I have some numbers that I got from listening to a talk from a Philip Ringrose, who is one of the leading CCS experts. Roughly, we are releasing about 40 gigatons of CO2 into the atmosphere every year worldwide. And then one of the first commercial CCS projects that is currently being deployed is the Northern Lights project. And at the Northern Lights project, they’re looking at storing about 1.5 megatons initially, and then 3.5 tons at a later stage. So if you take these numbers and you look at the overall global release of CO2, you would have to have roughly 10,000-ish Northern Lights projects, 10,000 to 20,000 CO2 injection wells. So if you hear that, you might think, “Wow, that’s really a lot. 10 to 20,000 projects.
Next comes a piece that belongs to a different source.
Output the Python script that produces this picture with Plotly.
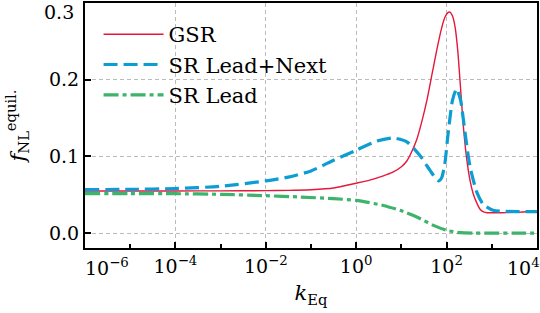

I mean, how would we ever be able to do that?” But I think you really need to put that into perspective as well. Just looking, for example, how many wells we have for oil and gas production just in the US alone, I think in 2014, it was roughly 1 million active wells for oil and gas exploration, and only in that year alone, they drilled an additional 33,000 new wells, only in 2014. So in that perspective, 10 to the 20,000 wells, only for CCS, doesn’t sound that bad, is actually quite doable. But you’re not going to be able to capture all the CO2 emissions only with CCS. It’s just going to be part of it.
Strickland: So how can artificial intelligence systems be helpful in this mammoth undertaking? Are you working on simulating how the carbon dioxide flows beneath the surface or trying to find the best spots to put it?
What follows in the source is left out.